My last post took shape less as a communique than as an exercise in thinking out loud. In the midst of that ordeal I did run a new analysis that enables a more direct and streamlined method of estimating the rate of covid contagion through the US population.
It’s well known that daily dx-positive case counts underestimate new infections. In June the CDC estimated that, in the US, there had been ten times as many infections as case-positives. But that ratio isn’t a constant: early in the pandemic, when very little testing was being done, the infections-to-cases ratio was far higher. As testing increased over the months the ratio decreased.
The other day as part of my convoluted last post I ran week-by-week analyses on data from the past four months looking for the best predictor of the subsequent week’s covid death counts. It turned out that the prior week’s death count and the case count from 3 weeks prior were the two best predictors. They’re not interchangeable predictors, so I used an average of the two in my analyses. However, as individual predictors each proved to be pretty accurate.
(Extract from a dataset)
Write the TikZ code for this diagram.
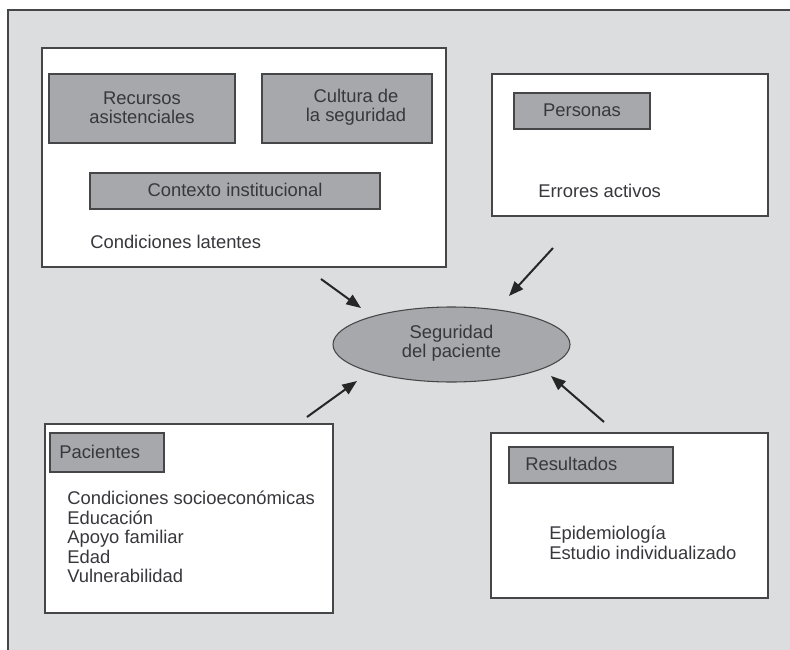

I’ve been using death counts as a 3-week lagging indicator of infections, and that algo was supported by the 4 months’ worth of data. But it turned out that the inverse relationship was also supported: changes in case counts are a good leading indicator of changes in death counts 3 weeks later.
Given the stable relationship over the past four months between case counts and subsequent deaths, along with the stable relationship between deaths and infections, it seemed likely that the relationship between case counts and infections had also stabilized. It’s still true that case counts underestimate infections, but based on the data it seemed possible to compensate for the case-count underestimate by means of an empirically supported conversion formula.
The method for deriving the conversion formula was based on three variables:
- Take the weekly total death and divide it by the estimated covid fatality rate of .0065.
- Take the weekly total case count from three weeks prior to variable 1.
- Divide variable 1 by variable 2: that’s the ratio of estimated infections to cases.
I ran the numbers week by week across the last four months of data, and the value for variable 3 proved quite stable, averaging around 2.7. So that’s the proposed conversion formula:
New infections = 2.7 x new cases
So, from 27 November to 11 December, there were 2.82 million new dx-positive cases reported in the US. Multiply 2.82 million by 2.7 = 7.61 million new cases, or about 2.3 percent of the US population. That estimate falls snugly within the 2.15% – 2.75% I estimated in the last post.
On the go-forward I’m going to use this conversion ratio for estimating infection rates in the US, which are likely to continue climbing even as the vaccine is being rolled out. I’ll also keep track of the week-to-week data to see if the ratio needs adjusting.